In Coronavirus Fight, State OKs Crackdown On Private Parties

By: Alan Pollock

Topics: COVID-19

Baker Freezes Reopening Plan

Citing a surge in parties like the one in Chatham where at least 13 people may have contracted COVID-19, Gov. Charlie Baker Friday announced a freeze on the state’s economic reopening plan, new restrictions on public gatherings, and new enforcement of those rules at parties – even ones on private property.

“There have been many reports of pool parties, birthday parties, holiday parties, Fourth of July parties, all of which have been documented in great detail by our contact tracing teams,” Baker said. The parties have been shown to contribute to community spread of COVID-19 and to new clusters of the disease. “These parties are too big, too crowded, and people are simply not being responsible about face coverings, social distancing or any of the major metrics that we’ve put in place” to manage the spread of the illness, the governor said.

Effective Tuesday, Aug. 11, the number of people allowed to gather together outdoors will be reduced from 100 to 50. Indoor gatherings remain capped at 25 people.

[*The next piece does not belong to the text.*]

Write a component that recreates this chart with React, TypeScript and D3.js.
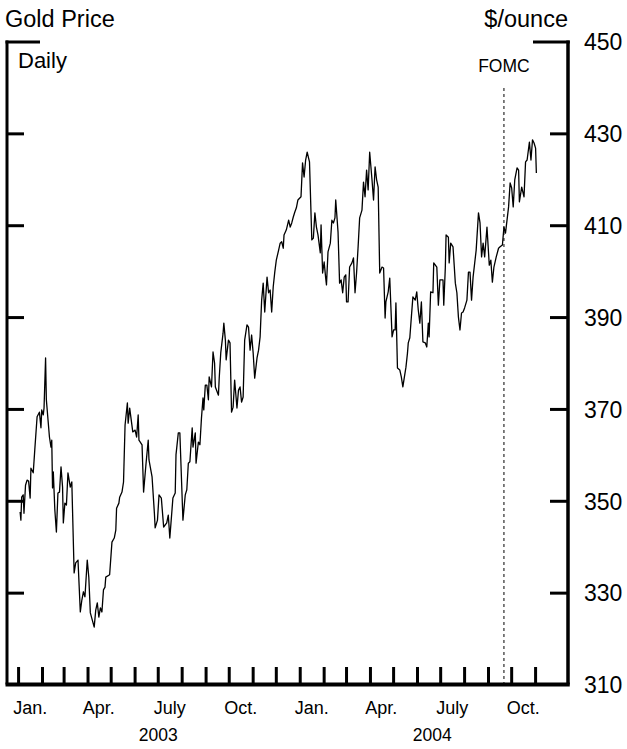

People must maintain six feet of distance between one another and must wear face coverings.

In key communities where COVID-19 cases are rising quickly, the state will deploy a “COVID Enforcement and Intervention Team” that includes members of various state agencies to coordinate better enforcement and public education. The goal, he said, is to increase awareness of the problem in those communities “and help people change their behavior.” The vast majority of people in Massachusetts are following the rules, he said.

“We cannot let the actions of some force all of us to move backwards,” Health and Human Services Secretary Marylou Sudders said.

In a key development, state and local police will now have the authority to enforce the public health rules on private property, where they previously lacked jurisdiction. Local health officials have made it clear that this has been a clear limitation in responding to parties in Chatham and other area towns.

Baker announced that the economic reopening plan would be halted at its current stage, Step 2 of Phase 3, and that it would remain at this level indefinitely. He also made it clear that there would be increased enforcement of “bars masquerading as restaurants” who serve pretzels or potato chips in order to meet the standards that allowed them to reopen under the plan. Representatives of the state’s Alcoholic Beverages Control Commission will be represented on the enforcement team, and will be able to revoke licenses or issue hefty fines to violators.